Season of Commits 2025

rahulporuri · 25 June 2025 04:08

For the inaugural Season of Commits (2025), we have one project and one contributor

Project page - Welcome to PyDataStructs’s documentation! — PyDataStructs 0.0.1 documentation
Source code - GitHub - codezonediitj/pydatastructs: A python package for data structures and algorithms
Maintainer - @czgdp1807
Contributor - @prerak_singh
Stipend to contributor - 25,000 INR

Over a three-month duration (Jun-Aug), @prerak_singh will be working on PyDataStructs under the guidance of @czgdp1807. He has already started sharing weekly updates on a blog https://prex03.github.io/

How did this come about?

@czgdp1807 reached out to us, wondering if we could support @prerak_singh s contributions to the PyDataStructs project. He agreed to participate in our Season of Commits program, to receive support for @prerak_singh.

czgdp1807 · 25 June 2025 17:13

Thank you so much @rahulporuri for the opportunity.

@prerak_singh Keep posting your updates here. Looking forward to an exciting output.

prerak_singh · 26 June 2025 12:19

Thanks for the warm welcome and the opportunity to contribute to this wonderful program @rahulporuri.

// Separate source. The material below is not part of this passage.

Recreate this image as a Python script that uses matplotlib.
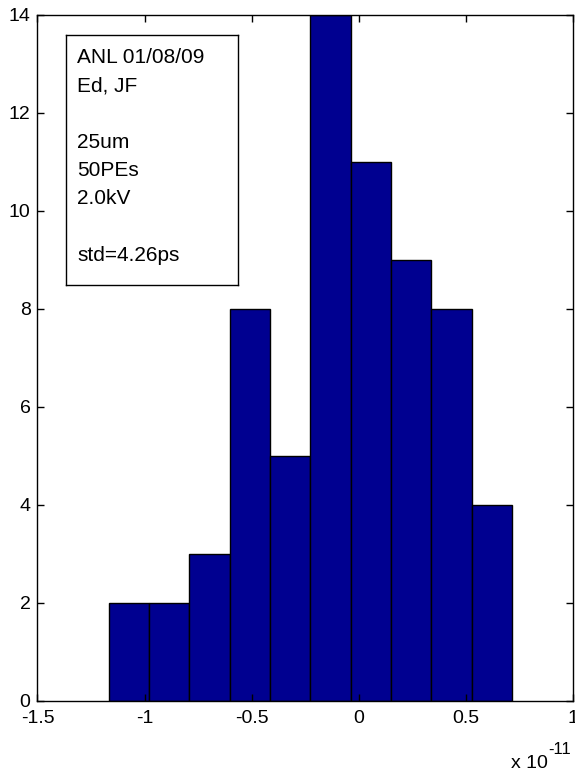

Here are the blog posts detailing my progress in the first three weeks. I’ll keep adding weekly updates here for future blog posts as well.

Week 1 - Boosting PyDataStructs Graphs with C++ Backends and Benchmarking Tools | Prerak Singh
Week 2 - Optimizing PyDataStructs - BFS in C++, Benchmarking C++ Graphs, and Smarter Node Storage | Prerak Singh
Week 3 - Optimizing PyDataStructs - Prims in C++, Benchmarking algorithms, and Smarter Node & Edge Storage | Prerak Singh

prerak_singh · 30 September 2025 08:25

Hi everyone! Quick update on the progress of my project -

I’ve now completed two-thirds of my Season of Commits journey with FOSS United, working on accelerating the PyDataStructs library with C++ and LLVM backends. Here’s a week-wise recap of the progress so far:

Week 1: Implemented C++ backends for adjacency list and matrix graphs, along with a benchmarking framework to compare PyDataStructs and NetworkX on creation time and memory.
Week 2: Added BFS in C++, extended benchmarking, and optimized node storage using std::variant for faster, safer operations.
Week 3: Introduced std::variant-based edge storage and implemented Prim’s MST in C++ with improved performance and type safety.
Week 4: Added Dijkstra’s algorithm in the C++ backend, benchmarked it against NetworkX, and identified string-based node IDs as a key bottleneck for scaling.
Week 5: Enabled arbitrary Python objects in graph nodes and benchmarked Prim’s algorithm, achieving up to 2.3× faster performance than NetworkX on large graphs.
Week 6: Built the first LLVM backend (Bubble Sort) using llvmlite, laying the foundation for JIT compilation and runtime optimization in PyDataStructs.
Week 7: Optimized the LLVM Bubble Sort with vectorization and O3 passes, achieving 600× speedups over Python and outperforming the C++ backend.
Week 8: Extended the LLVM backend to adjacency list graphs, enabling LLVM-compiled graph operations with a Python API (working on macOS, with a small fix pending for Ubuntu).

Detailed blogposts can be found here for all weeks.

In the final phase of the project, I’ll be focusing on adding LLVM backends for graph algorithms and other data structures, while exploring advanced optimizations to push performance further.